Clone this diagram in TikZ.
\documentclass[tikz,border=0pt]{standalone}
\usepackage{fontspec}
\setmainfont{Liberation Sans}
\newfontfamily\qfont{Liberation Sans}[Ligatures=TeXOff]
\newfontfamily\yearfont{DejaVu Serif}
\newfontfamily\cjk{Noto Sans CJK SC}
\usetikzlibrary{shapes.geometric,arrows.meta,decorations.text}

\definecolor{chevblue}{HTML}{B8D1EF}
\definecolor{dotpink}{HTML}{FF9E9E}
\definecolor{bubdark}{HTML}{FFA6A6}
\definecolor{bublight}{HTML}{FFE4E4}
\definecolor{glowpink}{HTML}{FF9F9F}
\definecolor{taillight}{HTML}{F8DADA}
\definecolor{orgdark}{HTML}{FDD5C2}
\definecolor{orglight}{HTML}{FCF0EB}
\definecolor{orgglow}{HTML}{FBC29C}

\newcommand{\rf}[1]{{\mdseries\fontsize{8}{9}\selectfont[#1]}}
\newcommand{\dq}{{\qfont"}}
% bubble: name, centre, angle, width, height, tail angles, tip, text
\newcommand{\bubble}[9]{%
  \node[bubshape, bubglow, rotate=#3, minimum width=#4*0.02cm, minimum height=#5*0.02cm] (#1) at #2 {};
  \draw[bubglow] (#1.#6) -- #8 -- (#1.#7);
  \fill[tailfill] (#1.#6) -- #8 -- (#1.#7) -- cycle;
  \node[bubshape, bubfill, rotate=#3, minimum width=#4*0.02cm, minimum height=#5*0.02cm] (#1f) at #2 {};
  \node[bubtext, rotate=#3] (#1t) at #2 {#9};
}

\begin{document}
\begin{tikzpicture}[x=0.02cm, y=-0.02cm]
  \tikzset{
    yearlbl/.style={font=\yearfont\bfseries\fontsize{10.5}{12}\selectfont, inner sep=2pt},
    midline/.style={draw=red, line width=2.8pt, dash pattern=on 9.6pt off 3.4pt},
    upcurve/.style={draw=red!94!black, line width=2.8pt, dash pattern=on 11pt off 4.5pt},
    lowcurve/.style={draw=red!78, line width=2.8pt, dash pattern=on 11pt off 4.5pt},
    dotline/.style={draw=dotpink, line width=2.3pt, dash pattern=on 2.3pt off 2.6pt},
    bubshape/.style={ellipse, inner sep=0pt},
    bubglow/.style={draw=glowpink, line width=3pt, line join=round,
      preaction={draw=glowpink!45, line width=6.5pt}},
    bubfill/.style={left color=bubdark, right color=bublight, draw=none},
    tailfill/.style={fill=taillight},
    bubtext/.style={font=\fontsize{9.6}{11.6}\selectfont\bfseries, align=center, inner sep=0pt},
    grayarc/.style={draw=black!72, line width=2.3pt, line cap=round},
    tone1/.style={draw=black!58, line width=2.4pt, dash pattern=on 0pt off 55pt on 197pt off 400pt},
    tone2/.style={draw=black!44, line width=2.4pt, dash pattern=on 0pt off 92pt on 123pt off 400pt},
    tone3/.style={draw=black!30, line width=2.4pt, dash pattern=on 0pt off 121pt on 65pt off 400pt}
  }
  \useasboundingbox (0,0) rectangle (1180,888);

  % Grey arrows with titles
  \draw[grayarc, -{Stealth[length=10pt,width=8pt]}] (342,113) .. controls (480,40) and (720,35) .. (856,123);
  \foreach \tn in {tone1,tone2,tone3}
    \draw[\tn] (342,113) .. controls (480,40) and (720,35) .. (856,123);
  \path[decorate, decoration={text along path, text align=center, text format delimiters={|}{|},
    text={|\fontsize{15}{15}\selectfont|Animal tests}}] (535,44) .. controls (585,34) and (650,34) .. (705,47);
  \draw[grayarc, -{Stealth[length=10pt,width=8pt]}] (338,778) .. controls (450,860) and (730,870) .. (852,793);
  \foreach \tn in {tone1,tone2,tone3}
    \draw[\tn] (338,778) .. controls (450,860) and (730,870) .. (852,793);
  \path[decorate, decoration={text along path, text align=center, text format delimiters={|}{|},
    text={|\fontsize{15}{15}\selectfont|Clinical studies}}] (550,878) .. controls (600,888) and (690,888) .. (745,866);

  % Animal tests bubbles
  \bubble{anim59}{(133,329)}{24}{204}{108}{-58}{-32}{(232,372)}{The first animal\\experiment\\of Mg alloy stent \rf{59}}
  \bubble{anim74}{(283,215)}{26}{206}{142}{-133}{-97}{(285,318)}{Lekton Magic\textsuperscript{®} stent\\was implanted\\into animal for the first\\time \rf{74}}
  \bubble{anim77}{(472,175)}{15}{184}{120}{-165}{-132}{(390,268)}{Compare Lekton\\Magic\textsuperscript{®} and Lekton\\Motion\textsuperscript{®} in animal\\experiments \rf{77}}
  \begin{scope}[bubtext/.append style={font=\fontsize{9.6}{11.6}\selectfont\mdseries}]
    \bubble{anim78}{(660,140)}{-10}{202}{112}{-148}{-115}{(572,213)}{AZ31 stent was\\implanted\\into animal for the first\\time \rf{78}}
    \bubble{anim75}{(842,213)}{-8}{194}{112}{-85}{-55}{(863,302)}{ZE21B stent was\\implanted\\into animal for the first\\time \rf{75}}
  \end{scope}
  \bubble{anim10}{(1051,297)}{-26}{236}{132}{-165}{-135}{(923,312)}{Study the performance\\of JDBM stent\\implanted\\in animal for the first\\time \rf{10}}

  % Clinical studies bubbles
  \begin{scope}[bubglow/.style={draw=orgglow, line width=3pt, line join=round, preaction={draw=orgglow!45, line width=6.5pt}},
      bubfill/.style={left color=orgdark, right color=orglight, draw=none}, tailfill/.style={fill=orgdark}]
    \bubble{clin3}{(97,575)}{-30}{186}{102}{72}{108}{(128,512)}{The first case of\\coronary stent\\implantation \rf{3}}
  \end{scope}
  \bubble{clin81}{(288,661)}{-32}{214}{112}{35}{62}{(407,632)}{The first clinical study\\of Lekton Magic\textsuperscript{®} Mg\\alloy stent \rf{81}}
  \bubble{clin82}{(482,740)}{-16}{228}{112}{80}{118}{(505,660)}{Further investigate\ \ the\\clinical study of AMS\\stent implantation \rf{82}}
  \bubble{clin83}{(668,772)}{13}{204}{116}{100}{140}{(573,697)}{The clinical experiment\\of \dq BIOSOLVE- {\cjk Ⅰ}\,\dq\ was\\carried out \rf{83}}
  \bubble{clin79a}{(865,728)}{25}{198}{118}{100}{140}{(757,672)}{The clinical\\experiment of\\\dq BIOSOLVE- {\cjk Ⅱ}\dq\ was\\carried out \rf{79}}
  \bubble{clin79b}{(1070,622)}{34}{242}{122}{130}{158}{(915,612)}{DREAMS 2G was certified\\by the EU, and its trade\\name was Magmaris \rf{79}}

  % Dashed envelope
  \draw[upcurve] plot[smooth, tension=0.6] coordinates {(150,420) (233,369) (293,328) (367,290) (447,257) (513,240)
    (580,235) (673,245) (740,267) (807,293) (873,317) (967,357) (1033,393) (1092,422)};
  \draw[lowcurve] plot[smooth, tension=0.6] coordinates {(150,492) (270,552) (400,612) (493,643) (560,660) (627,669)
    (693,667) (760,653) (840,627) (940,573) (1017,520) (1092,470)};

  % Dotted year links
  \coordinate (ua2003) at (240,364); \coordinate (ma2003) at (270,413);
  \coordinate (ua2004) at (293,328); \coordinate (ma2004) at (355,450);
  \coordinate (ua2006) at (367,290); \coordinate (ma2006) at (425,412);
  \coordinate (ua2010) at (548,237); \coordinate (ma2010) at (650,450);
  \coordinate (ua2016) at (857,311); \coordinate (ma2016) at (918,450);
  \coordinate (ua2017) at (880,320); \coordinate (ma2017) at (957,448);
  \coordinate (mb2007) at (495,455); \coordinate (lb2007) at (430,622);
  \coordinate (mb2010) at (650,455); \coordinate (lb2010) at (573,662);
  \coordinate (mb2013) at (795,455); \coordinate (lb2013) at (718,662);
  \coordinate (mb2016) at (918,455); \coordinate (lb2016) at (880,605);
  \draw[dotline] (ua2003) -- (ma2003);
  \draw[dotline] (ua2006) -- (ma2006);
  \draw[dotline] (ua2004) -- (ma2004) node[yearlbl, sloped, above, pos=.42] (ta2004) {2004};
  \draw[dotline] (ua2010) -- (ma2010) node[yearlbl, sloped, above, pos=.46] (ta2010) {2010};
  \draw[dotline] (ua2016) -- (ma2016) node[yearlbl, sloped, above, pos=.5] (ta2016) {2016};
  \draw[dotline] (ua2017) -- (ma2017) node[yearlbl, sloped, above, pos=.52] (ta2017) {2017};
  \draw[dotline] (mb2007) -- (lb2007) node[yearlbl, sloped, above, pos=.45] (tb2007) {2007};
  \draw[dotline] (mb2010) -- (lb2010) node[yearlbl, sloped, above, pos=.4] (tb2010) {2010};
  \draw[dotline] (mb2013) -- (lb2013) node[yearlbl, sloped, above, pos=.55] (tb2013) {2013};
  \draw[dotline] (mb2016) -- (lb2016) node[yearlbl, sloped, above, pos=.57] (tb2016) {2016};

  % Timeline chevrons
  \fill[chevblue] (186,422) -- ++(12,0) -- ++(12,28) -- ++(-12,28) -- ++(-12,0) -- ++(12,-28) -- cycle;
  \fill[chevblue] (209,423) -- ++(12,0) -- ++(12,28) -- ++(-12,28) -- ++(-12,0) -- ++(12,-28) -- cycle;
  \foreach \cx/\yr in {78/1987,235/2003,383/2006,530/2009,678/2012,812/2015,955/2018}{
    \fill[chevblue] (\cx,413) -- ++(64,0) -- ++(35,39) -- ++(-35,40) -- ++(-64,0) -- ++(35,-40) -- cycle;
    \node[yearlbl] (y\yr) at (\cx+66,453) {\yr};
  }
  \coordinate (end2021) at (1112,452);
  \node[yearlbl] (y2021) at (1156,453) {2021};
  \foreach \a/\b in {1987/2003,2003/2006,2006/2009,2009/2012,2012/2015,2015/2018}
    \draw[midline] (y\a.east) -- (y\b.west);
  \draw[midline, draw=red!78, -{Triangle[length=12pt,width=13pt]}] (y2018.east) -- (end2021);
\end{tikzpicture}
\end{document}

...

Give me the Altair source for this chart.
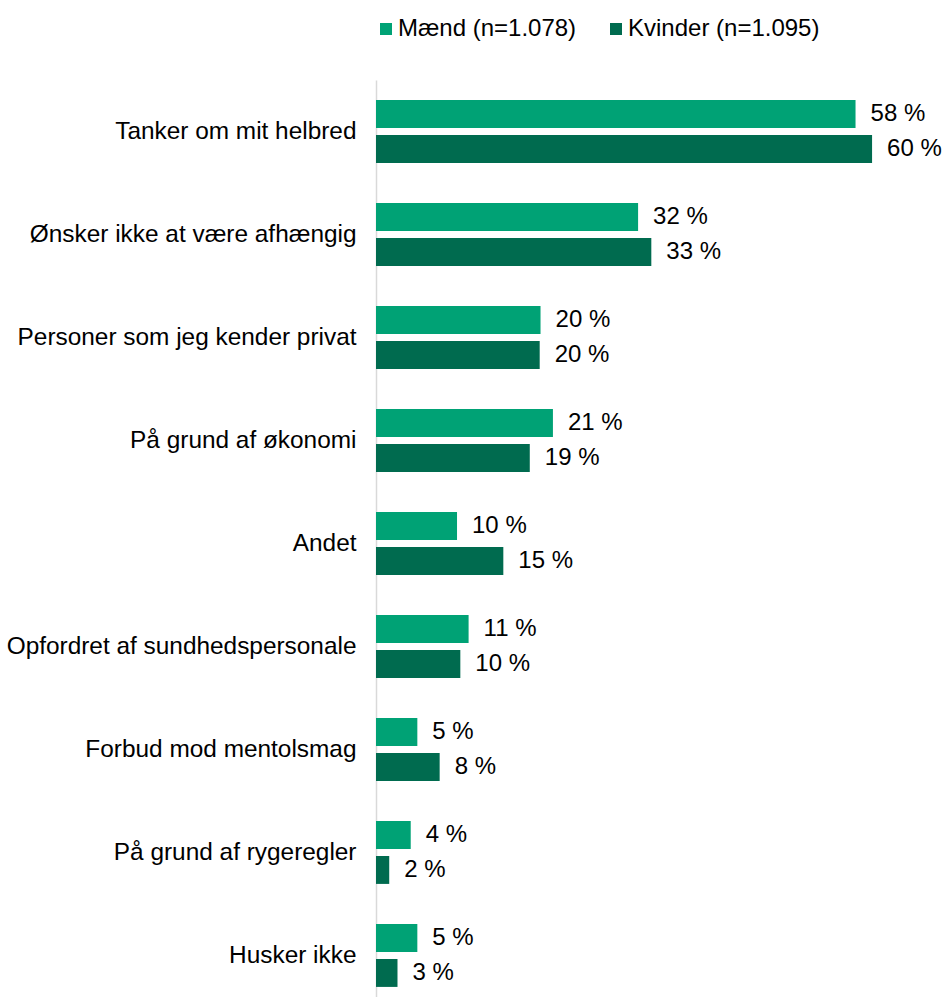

### What the exercise asks:
State how many lines of the listing include "this", and nothing more.

### Problem solution:
2